New patients are waiting almost 10 days longer for an appointment with a family physician in 2017 than they did in 2014, according to physician recruitment firm Merritt Hawkins.

The average wait time for a new patient to see a family physician for a routine physical was 29.3 days in 2017, a 50% increase from the 19.5 days reported in 2014. Investigators called and made appointments with 273 randomly selected family physicians in 15 large cities in January and February. This was the fourth such survey the company has conducted since 2004, although family physicians were not included until the second survey in 2009.

This year, the survey also included family physicians in 15 midsized cities for the first time. The average wait time in these cities was even longer: 54.3 days for the 115 offices contacted. Yakima, Wash., had the longest average midsized-city wait of 153 days, while Billings, Mont., had a shortest-for-the-group average of 7 days. In the large cities, the longest average wait was 109 days in Boston, and the shortest wait was 8 days in Minneapolis, Merritt Hawkins reported.

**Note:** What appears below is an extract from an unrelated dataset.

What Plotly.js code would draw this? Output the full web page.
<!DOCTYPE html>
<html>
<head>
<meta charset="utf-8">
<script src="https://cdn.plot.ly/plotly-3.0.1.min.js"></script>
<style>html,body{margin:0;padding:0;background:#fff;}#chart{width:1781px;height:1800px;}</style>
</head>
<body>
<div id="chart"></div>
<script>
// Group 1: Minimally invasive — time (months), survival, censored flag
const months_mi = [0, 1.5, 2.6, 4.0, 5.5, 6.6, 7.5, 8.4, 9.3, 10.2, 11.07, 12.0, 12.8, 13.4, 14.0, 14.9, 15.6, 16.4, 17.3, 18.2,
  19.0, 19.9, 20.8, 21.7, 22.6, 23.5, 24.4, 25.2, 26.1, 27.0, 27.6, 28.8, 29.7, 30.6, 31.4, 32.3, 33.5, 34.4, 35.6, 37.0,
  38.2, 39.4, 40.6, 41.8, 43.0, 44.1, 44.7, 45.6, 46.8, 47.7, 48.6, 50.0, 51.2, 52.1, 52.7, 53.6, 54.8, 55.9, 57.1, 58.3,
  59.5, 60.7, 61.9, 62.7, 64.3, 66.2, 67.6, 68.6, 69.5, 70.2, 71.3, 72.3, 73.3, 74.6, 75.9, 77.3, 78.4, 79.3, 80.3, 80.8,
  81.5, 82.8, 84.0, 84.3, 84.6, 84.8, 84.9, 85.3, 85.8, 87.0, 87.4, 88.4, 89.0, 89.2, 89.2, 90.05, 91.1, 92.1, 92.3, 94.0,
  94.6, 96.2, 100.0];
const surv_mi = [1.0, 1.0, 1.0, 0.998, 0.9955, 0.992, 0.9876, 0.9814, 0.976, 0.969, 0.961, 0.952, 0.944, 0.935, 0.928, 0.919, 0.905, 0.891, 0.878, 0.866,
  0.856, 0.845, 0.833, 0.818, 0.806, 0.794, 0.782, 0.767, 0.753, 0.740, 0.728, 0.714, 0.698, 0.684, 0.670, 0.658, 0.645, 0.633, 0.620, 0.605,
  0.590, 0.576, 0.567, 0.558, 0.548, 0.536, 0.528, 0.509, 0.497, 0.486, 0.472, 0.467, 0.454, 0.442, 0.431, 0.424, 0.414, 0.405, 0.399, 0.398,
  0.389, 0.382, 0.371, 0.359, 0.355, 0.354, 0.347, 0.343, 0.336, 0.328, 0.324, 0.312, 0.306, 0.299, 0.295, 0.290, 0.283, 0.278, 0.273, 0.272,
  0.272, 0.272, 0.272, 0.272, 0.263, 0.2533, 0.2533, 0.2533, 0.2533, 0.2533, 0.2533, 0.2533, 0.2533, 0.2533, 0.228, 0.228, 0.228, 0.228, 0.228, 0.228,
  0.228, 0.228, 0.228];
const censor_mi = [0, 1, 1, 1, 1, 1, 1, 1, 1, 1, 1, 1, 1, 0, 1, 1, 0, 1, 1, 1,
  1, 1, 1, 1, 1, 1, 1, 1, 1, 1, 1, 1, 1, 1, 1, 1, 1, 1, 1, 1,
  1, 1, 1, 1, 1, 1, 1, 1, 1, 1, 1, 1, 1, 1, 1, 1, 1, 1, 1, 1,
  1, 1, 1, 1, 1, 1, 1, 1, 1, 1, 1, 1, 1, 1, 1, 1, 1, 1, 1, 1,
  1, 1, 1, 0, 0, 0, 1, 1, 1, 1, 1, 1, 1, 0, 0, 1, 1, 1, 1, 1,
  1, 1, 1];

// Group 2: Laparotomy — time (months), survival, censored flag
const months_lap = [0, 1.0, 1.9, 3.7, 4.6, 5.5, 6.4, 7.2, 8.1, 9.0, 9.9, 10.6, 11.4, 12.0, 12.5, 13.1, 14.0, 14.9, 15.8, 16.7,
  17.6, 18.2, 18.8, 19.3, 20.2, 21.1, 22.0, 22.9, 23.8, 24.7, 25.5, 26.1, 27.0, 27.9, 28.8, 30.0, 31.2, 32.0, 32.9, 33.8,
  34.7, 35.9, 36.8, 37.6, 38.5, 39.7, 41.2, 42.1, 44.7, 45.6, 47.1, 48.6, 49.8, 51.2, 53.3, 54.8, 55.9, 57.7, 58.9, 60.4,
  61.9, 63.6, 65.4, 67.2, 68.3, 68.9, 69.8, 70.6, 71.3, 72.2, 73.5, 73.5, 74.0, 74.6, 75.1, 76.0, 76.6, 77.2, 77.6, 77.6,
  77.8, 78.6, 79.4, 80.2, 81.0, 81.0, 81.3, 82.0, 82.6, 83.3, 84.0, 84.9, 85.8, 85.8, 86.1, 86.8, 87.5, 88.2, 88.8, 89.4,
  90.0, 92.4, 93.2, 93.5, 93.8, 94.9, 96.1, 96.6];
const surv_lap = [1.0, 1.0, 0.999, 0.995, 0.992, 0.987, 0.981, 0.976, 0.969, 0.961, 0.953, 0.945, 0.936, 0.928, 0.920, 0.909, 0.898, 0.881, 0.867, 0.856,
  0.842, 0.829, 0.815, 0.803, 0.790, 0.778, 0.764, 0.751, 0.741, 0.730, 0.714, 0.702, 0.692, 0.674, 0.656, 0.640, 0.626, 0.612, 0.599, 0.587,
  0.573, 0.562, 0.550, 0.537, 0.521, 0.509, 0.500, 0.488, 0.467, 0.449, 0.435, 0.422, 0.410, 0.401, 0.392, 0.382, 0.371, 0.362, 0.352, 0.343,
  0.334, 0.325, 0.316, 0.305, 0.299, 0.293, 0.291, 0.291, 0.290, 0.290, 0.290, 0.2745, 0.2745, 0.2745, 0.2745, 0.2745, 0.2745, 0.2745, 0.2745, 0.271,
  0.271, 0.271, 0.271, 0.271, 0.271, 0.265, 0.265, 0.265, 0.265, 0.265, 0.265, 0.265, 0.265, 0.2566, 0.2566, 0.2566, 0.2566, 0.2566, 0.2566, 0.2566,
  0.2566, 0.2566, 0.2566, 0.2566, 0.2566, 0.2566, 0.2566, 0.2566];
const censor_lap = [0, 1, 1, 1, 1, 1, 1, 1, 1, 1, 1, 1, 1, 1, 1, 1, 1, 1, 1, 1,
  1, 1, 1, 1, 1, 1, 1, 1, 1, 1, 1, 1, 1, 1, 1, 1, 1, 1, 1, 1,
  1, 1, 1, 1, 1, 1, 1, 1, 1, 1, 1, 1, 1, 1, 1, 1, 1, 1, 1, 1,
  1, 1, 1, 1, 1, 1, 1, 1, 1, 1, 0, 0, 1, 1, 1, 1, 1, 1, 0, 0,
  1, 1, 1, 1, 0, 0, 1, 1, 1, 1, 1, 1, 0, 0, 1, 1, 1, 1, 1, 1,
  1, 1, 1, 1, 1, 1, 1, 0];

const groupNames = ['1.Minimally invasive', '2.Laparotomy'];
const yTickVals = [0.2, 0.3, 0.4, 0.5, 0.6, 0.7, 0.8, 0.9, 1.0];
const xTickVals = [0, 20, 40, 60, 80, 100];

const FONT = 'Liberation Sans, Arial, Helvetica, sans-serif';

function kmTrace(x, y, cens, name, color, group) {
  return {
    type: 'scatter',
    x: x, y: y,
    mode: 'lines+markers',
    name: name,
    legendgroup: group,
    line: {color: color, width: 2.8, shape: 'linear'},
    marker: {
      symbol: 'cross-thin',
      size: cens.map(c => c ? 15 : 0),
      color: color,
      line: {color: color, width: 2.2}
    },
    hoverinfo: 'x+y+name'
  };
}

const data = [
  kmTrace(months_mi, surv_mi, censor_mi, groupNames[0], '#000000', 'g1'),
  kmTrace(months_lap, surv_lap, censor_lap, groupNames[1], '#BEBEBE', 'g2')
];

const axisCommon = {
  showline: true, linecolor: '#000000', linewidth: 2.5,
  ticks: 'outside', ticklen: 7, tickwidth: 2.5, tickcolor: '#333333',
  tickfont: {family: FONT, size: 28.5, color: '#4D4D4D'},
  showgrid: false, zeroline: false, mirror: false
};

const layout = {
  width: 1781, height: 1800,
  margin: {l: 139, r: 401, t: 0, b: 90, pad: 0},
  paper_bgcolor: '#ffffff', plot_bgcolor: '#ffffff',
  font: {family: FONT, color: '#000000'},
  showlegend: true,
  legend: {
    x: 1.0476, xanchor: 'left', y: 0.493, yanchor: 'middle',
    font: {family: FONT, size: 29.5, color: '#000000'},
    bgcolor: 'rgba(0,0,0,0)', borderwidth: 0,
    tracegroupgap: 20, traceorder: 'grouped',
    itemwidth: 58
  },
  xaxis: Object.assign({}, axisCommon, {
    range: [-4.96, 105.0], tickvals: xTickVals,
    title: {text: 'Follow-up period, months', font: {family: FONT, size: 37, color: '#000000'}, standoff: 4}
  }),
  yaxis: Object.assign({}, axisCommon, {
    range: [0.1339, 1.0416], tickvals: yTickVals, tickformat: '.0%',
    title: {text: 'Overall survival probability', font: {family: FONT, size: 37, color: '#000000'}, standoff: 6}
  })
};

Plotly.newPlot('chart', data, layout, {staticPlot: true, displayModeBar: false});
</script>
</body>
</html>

The survey also included four other specialties – cardiology, dermatology, obstetrics and gynecology, and orthopedic surgery – and the average wait time for a new-patient appointment for all 1,414 physicians in all five specialties in the 15 large cities was 24.1 days, an increase of 30% from 2014. The average wait time for all specialties in the midsized cities was 32 days for the 494 offices surveyed, the company said.

“Physician appointment wait times are the longest they have been since we began conducting the survey,” Mark Smith, president of Merritt Hawkins, said in a written statement. “Growing physician appointment wait times are a significant indicator that the nation is experiencing a shortage of physicians.”